Despite the college’s small size, a wide range of activities were on hand to keep students entertained, which meant short queues and happy students. The gyroscope was an exciting, if surprisingly unpopular ride that fit well with the theme, and the fortune telling and “Victorian” shoe-shining services were a subtle and clever nod to the motif of time-travel described in the May Ball passport provided upon arrival. The classic arcade games in the JCR, and the smoothly run Churchill Casino were also popular with ball-goers, while shisha in the Master’s Garden, predictably, was also a big hit. Rumour has it that Stephen Hawking, who was sighted whizzing around the college throughout the evening, was briefly trapped in the “Science Dome” planetarium set up in Tree Court– his worst nightmare, perhaps, given that most people seemed to use the tent as a place to sleep off alcohol induced drowsiness.
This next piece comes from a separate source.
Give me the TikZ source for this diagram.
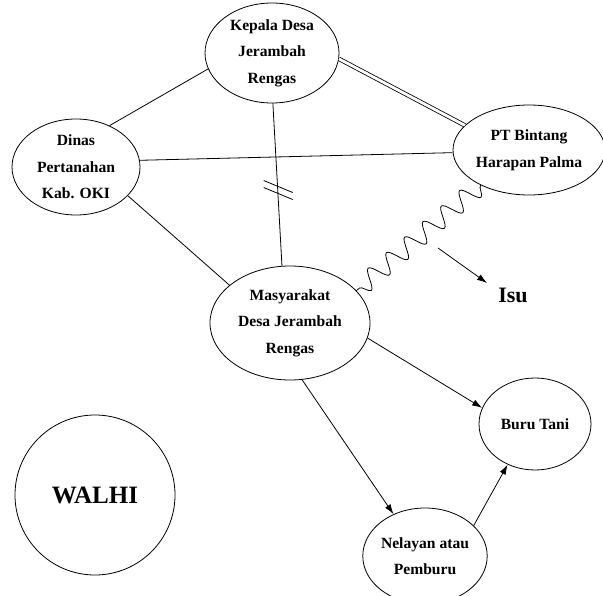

Although there was a brief lull at 11pm, when everyone paused what they were doing to ooh and aah over the fireworks display put on by Johns, I very much doubt that anybody seriously envied what was going on next door.
The main acts in the marquis in Caius Court were warmly received, with AlunaGeorge and Duke Dumont drawing an enthusiastic crowd, and ball attendees mostly forgiving the latter’s delayed arrival on the stage. Student performances were also popular, with May Ball favourites like the King’s Men and Green Street drawing huge cheers. The fact that so many acts were scheduled throughout the night meant that it was almost impossible to be bored, with one student band in Tree Court (the name of which escapes my memory at this point) performing right up until literally the very last minute before the Survivor’s Photo.
The rainy weather that greeted us as we emerged from the college did nothing to dampen the mood, and the relatively early end to the ball also meant that there was no need for students to fear being caught staggering home by Daily Mail photographers. Caius may be small, but the ball was a big, ambitious event that the committee pulled off with aplomb.